The table below lists of the source table’s schema, which includes a variety of sensitive fields across data types:

Data Type Columns
varchar user_id, customer_id, session_id, first_name, last_name, email, phone, ssn, card_number, api_key, password, address, comments, account_number
bigint age, income, salary, score
double revenue, temperature
date birth_date, registration_date, purchase_date

Sample Manifest Configuration

source:
  address: dataos://testawslh
  options:
    source-table: "masking_test.aws_masking_data"
    type-hints:
      income: text
      salary: text
      score: text
      revenue: double
      temperature: double
      birth_date: text
      registration_date: text
      purchase_date: text
    mask:
      user_id: "hash"
      customer_id: "hmac:my-secret-key"
      session_id: "md5"
      email: "email"
      phone: "phone"
      ssn: "ssn"
      card_number: "credit_card"
      api_key: "fixed:MASKED_KEY"
      password: "stars"
      comments: "redact"
      first_name: "first_letter"
      last_name: "partial:2"
      address: "partial:4"
      account_number: "sequential"
      age: "round:10"
      income: "range:10000"
      salary: "round:5000"
      score: "range:100"
      revenue: "noise:0.1"
      temperature: "noise:0.05"
      birth_date: "date_shift:30"
      registration_date: "year_only"
      purchase_date: "month_year"

sink:
  address: dataos://mssqldepot5
  options:
    dest-table: "dbo.aws_masking_mssql9"
    incremental-strategy: append

This configuration ensures that:

  • Sensitive fields such as ssn, card_number, and password are anonymized using irreversible or obfuscating algorithms.

  • Format-preserving and partial masking are used where structural integrity is required (e.g., email, address).

  • Numeric and date values are transformed using rounding, ranges, or temporal shifts to maintain analytical usability while preventing exposure.

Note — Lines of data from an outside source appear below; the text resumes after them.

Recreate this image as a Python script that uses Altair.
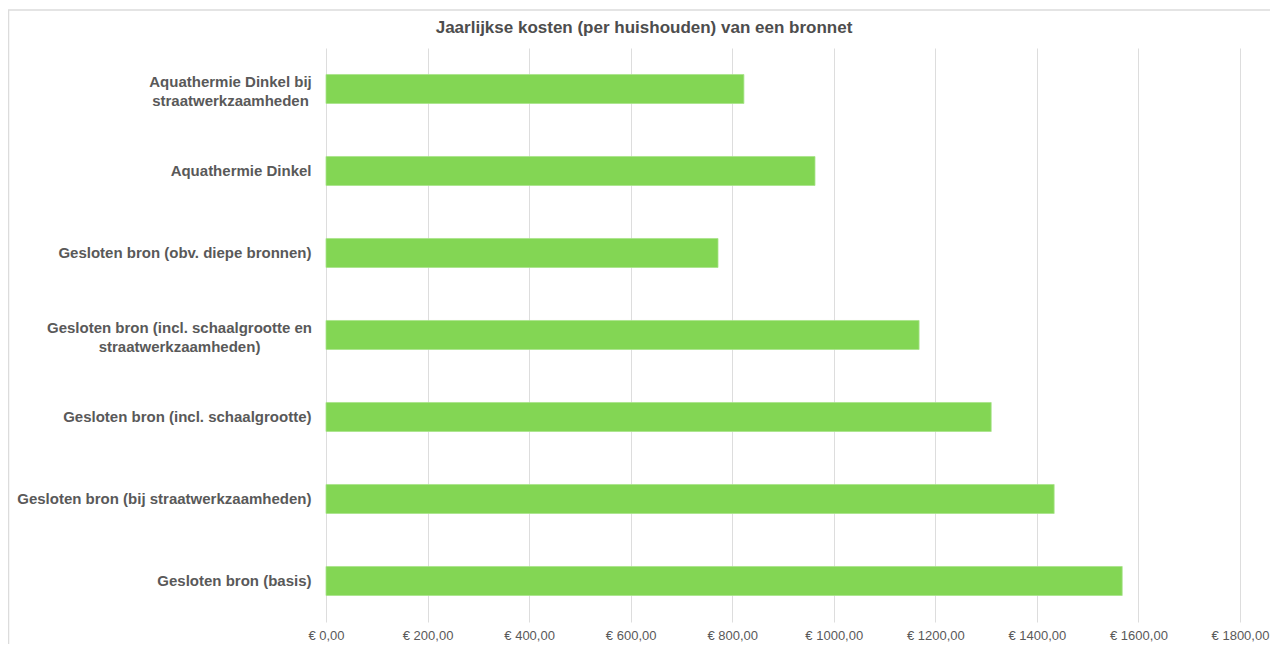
import altair as alt
import pandas as pd

categories = [
    "Aquathermie Dinkel bij|straatwerkzaamheden",
    "Aquathermie Dinkel",
    "Gesloten bron (obv. diepe bronnen)",
    "Gesloten bron (incl. schaalgrootte en|straatwerkzaamheden)",
    "Gesloten bron (incl. schaalgrootte)",
    "Gesloten bron (bij straatwerkzaamheden)",
    "Gesloten bron (basis)",
]
values = [823, 963, 772, 1168, 1310, 1434, 1568]
x_ticks = [0, 200, 400, 600, 800, 1000, 1200, 1400, 1600, 1800]
title_text = ["Jaarlijkse kosten (per huishouden) van een bronnet"]

df = pd.DataFrame({"categorie": categories, "kosten": values})

W, H = 914, 574
PAD_L, PAD_T = 318, 40

multi = "indexof(datum.value, '|') >= 0"
first_multi = "indexof(datum.value, 'Aquathermie Dinkel bij') >= 0"
second_multi = "indexof(datum.value, 'schaalgrootte en') >= 0"

bars = alt.Chart(df).mark_bar(color="#83D654", stroke="#A8E38A", strokeWidth=0.8).encode(
    y=alt.Y(
        "categorie:N",
        sort=categories,
        title=None,
        scale=alt.Scale(paddingInner=0.646, paddingOuter=0.323),
        axis=alt.Axis(
            labelExpr="split(datum.label, '|')",
            labelFont="Liberation Sans",
            labelFontWeight="bold",
            labelFontSize=15,
            labelColor="#595959",
            labelLineHeight=19,
            labelLimit=400,
            labelAlign={"condition": {"test": multi, "value": "center"}, "value": "right"},
            labelPadding={
                "condition": [
                    {"test": first_multi, "value": 96},
                    {"test": second_multi, "value": 147},
                ],
                "value": 15,
            },
            labelOffset={"condition": {"test": multi, "value": -7}, "value": 0},
            ticks=False,
            domain=False,
            grid=False,
        ),
    ),
    x=alt.X(
        "kosten:Q",
        title=None,
        scale=alt.Scale(domain=[0, 1800], nice=False),
        axis=alt.Axis(
            values=x_ticks,
            labelExpr="'€ ' + replace(format(datum.value, '.2f'), '.', ',')",
            labelFont="Liberation Sans",
            labelFontSize=13,
            labelColor="#595959",
            labelPadding=7,
            labelFlush=False,
            labelOverlap=False,
            ticks=False,
            domain=False,
            grid=True,
            gridColor="#DDDDDD",
            gridWidth=1,
        ),
    ),
)

frame = alt.Chart(pd.DataFrame({"a": [0]})).mark_rect(
    fill="transparent", stroke="#DCDCDC", strokeWidth=1.5
).encode(
    x=alt.value(-PAD_L + 0.5),
    x2=alt.value(W + 200),
    y=alt.value(-PAD_T + 2),
    y2=alt.value(H + 200),
)

title = alt.Chart(pd.DataFrame({"t": title_text})).mark_text(
    font="Liberation Sans",
    fontSize=17,
    fontWeight="bold",
    color="#4D4D4D",
    align="center",
    baseline="middle",
).encode(
    text="t:N",
    x=alt.value(644 - 326),
    y=alt.value(28 - 48),
)

chart = alt.layer(frame, bars, title).properties(
    width=W,
    height=H,
    autosize=alt.AutoSizeParams(type="none"),
    padding={"left": PAD_L, "top": PAD_T, "right": 30, "bottom": 22},
).configure_view(stroke=None)

chart.save("out.html", embed_options={"renderer": "svg", "actions": False})
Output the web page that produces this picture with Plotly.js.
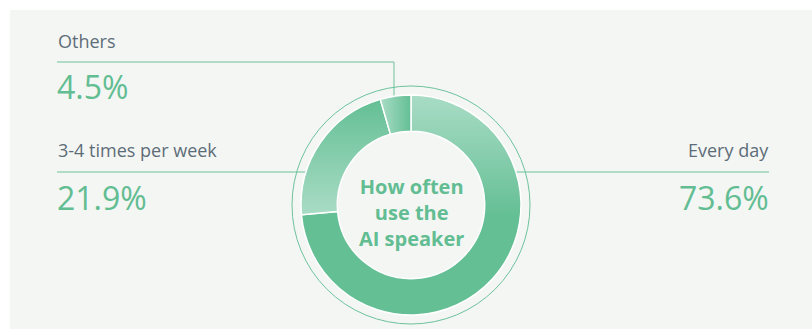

Selecting Masking Algorithm

The following table outlines recommended algorithms based on common data handling scenarios:

Scenario Recommended Masking Algorithms
PII Protection hash, redact, email, phone, ssn
Development and Testing uuid, random, partial
Analytical Workloads round, range, date_shift, month_year
Regulatory Compliance hash, redact, uuid, credit_card

Performance Considerations

  • Hash-based algorithms provide high performance with consistent output.

  • Format-preserving masking incurs moderate CPU overhead due to pattern retention.

  • Randomized masking introduces minimal processing latency.

  • Multiple masking rules can be applied via Nilus in a single processing pass effectively.

Security Considerations

  • Hashing supports one-way anonymization; however, common input values may be susceptible to reverse mapping.

  • Partial masking may expose data patterns and is not recommended for highly sensitive fields.

  • Date shifting retains relative intervals and must be used with caution to avoid inference risks.

  • Consistent tokenization methods (e.g., hash, uuid) preserve referential integrity but may expose relational patterns across datasets.

  • All masking strategies must be validated against organizational data protection and compliance policies.

Processing Behavior

  • Masking is performed in-memory during ingestion, without altering the original source data.

  • Processing overhead increases proportionally with dataset size and the number of columns subjected to masking.